* Begin Source records *

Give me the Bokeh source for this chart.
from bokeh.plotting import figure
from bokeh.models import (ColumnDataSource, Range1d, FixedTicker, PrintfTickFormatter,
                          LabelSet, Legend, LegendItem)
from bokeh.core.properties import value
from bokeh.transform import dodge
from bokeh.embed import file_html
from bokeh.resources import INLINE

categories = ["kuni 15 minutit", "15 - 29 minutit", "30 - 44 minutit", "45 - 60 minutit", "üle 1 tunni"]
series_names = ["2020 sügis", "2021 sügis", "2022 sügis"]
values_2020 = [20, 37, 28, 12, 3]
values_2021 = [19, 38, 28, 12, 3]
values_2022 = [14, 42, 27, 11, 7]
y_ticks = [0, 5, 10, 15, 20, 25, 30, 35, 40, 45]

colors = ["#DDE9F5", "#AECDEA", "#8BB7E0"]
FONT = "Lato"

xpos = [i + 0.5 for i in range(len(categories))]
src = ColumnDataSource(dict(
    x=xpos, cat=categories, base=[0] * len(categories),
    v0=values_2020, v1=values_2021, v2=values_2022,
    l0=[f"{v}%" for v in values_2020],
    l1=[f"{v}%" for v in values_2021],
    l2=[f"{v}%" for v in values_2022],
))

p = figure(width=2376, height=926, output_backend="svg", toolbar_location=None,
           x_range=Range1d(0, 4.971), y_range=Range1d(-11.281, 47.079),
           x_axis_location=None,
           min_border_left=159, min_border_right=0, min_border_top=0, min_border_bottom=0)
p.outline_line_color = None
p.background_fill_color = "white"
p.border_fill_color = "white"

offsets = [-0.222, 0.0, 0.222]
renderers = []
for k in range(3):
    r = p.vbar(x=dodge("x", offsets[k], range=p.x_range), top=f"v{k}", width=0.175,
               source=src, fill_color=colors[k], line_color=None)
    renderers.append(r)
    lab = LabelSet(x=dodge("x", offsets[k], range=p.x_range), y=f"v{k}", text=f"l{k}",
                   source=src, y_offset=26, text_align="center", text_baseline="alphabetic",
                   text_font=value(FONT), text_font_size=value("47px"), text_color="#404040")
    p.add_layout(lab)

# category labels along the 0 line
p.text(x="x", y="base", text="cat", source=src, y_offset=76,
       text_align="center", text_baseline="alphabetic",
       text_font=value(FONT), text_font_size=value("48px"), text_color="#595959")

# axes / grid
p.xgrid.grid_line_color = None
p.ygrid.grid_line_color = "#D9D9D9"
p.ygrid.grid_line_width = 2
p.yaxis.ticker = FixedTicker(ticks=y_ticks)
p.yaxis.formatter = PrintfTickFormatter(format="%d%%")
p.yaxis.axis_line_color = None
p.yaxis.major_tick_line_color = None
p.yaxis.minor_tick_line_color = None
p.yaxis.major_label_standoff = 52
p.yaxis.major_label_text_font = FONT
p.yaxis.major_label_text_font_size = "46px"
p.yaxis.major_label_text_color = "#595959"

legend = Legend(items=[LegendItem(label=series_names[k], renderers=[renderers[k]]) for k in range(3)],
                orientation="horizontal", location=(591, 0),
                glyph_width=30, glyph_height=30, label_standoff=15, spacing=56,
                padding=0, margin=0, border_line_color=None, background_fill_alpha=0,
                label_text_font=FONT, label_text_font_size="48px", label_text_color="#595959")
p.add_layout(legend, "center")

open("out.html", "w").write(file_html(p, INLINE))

* End Source records *
* Begin Source records *

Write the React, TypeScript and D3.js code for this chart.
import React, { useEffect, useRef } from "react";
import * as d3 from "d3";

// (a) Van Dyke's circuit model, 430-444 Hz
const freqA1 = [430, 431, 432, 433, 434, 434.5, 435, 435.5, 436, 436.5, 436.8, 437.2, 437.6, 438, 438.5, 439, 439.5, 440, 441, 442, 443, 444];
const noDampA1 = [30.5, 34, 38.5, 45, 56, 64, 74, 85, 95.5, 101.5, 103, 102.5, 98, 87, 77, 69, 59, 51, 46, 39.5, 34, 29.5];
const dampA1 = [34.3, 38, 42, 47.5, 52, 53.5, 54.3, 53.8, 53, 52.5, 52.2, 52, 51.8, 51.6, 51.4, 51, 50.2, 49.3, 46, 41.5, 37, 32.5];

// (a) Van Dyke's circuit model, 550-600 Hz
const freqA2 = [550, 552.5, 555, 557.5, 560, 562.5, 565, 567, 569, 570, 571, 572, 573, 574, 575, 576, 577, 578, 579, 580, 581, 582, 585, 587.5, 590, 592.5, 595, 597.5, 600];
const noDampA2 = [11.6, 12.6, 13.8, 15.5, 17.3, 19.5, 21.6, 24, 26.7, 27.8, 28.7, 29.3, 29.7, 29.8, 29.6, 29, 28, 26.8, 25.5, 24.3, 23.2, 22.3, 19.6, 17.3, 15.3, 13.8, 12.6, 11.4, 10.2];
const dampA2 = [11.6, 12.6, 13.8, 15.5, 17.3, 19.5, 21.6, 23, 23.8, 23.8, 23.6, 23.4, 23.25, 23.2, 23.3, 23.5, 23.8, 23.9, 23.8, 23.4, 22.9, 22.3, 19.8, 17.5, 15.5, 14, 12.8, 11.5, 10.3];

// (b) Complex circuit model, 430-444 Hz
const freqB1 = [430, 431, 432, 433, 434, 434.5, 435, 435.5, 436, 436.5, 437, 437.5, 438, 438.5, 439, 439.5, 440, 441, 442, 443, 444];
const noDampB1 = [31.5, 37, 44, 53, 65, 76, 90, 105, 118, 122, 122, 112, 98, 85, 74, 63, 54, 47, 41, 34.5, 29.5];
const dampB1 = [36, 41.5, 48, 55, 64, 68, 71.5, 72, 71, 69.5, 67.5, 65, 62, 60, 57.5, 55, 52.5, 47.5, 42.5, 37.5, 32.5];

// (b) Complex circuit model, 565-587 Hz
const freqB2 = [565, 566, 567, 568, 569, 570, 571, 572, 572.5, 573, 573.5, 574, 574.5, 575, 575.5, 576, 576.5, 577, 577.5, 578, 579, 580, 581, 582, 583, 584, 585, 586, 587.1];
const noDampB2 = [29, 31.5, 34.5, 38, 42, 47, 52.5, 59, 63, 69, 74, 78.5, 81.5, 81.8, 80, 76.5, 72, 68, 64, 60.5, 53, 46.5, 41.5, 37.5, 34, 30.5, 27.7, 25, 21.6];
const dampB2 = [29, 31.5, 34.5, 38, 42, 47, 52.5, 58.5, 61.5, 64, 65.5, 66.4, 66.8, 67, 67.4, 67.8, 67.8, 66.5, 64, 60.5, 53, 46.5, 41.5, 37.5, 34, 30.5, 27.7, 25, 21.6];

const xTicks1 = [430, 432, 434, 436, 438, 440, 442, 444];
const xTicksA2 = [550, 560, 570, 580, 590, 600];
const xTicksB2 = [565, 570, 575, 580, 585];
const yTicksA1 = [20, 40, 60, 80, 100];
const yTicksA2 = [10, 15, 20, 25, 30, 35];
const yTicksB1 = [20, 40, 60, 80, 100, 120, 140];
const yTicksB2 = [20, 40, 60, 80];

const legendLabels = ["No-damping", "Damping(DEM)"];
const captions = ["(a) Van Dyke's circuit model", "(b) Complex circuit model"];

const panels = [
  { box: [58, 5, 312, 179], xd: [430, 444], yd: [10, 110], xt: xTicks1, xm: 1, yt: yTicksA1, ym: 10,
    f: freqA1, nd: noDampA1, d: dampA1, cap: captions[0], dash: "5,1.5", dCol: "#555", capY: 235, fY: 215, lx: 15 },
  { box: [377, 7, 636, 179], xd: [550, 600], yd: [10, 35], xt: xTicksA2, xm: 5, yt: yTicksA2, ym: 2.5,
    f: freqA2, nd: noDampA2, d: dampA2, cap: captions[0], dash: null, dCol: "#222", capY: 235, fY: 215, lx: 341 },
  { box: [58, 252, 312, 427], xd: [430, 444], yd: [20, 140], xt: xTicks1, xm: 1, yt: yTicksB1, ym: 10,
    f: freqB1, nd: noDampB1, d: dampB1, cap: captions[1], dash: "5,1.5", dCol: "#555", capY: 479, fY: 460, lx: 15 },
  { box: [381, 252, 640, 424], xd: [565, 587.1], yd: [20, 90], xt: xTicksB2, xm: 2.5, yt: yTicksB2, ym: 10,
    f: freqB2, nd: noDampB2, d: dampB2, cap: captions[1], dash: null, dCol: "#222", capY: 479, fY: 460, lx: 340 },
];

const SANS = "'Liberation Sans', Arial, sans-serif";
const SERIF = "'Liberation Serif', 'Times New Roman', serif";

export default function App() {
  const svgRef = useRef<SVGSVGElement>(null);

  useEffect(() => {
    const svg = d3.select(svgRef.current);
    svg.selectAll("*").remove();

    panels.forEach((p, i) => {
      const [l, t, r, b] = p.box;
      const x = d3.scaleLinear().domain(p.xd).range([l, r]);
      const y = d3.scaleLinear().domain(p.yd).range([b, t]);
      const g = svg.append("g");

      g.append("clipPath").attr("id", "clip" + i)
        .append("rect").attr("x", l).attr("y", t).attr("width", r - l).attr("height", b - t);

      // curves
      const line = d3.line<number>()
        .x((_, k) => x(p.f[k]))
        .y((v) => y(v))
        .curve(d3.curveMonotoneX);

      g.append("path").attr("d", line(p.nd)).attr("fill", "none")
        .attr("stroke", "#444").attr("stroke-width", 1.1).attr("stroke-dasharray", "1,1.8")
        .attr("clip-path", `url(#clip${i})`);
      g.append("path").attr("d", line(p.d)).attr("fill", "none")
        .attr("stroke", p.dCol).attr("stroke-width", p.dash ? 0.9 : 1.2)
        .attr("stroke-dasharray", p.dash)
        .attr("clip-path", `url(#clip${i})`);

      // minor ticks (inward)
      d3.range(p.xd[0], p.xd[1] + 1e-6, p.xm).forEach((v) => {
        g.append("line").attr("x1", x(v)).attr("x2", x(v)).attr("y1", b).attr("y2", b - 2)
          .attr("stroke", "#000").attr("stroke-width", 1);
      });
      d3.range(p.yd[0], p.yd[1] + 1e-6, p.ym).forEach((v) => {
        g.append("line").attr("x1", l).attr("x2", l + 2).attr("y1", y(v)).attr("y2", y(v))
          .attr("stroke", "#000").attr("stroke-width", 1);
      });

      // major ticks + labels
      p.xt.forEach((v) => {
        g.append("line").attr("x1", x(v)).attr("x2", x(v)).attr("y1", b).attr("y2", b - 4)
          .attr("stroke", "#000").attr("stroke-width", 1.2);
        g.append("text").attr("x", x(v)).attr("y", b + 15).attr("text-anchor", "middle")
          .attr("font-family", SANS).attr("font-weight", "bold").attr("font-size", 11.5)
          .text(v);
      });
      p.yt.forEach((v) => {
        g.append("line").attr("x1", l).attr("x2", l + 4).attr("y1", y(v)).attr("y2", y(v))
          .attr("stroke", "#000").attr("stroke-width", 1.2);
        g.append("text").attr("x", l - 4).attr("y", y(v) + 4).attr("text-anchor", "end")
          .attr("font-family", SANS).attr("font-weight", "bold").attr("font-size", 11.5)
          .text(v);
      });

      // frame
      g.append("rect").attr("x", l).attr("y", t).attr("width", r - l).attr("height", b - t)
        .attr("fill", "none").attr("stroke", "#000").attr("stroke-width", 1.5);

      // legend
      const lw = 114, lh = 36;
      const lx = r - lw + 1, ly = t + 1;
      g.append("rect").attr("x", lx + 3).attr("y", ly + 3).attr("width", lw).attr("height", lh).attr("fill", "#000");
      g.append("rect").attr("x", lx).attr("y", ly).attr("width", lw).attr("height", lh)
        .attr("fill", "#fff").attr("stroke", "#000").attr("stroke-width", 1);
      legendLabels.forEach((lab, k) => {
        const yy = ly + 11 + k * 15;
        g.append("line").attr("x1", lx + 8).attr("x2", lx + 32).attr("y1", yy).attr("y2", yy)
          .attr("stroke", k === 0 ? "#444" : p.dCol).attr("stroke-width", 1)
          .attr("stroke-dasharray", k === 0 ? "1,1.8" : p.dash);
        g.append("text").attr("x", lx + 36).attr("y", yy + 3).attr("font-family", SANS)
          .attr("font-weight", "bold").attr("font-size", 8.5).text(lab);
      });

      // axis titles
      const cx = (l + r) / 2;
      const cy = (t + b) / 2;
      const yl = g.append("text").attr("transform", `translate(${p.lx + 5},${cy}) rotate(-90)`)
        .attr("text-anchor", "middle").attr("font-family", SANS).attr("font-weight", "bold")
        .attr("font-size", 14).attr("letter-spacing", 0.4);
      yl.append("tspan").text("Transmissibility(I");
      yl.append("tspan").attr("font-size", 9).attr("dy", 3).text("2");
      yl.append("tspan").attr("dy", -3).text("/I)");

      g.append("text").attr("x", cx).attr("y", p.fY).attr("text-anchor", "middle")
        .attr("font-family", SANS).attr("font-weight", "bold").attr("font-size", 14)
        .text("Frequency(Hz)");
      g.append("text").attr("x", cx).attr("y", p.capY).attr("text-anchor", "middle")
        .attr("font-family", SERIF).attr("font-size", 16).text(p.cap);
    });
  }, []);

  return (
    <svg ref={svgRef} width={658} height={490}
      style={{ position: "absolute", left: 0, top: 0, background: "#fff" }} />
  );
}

* End Source records *
* Begin Source records *

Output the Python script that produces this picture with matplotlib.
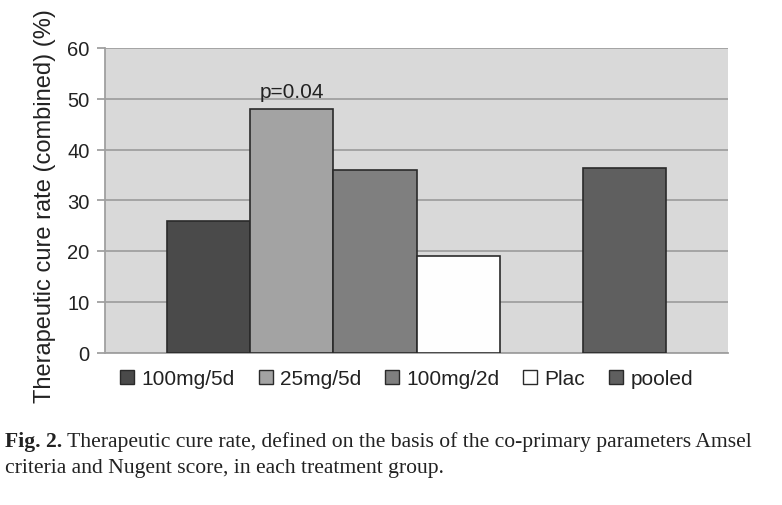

* End Source records *

Please print exactly, and only, the lines from the line with "Write the React, TypeScript" to the line with "41.5, 37, 32.5];", both included.

Write the React, TypeScript and D3.js code for this chart.
import React, { useEffect, useRef } from "react";
import * as d3 from "d3";

// (a) Van Dyke's circuit model, 430-444 Hz
const freqA1 = [430, 431, 432, 433, 434, 434.5, 435, 435.5, 436, 436.5, 436.8, 437.2, 437.6, 438, 438.5, 439, 439.5, 440, 441, 442, 443, 444];
const noDampA1 = [30.5, 34, 38.5, 45, 56, 64, 74, 85, 95.5, 101.5, 103, 102.5, 98, 87, 77, 69, 59, 51, 46, 39.5, 34, 29.5];
const dampA1 = [34.3, 38, 42, 47.5, 52, 53.5, 54.3, 53.8, 53, 52.5, 52.2, 52, 51.8, 51.6, 51.4, 51, 50.2, 49.3, 46, 41.5, 37, 32.5];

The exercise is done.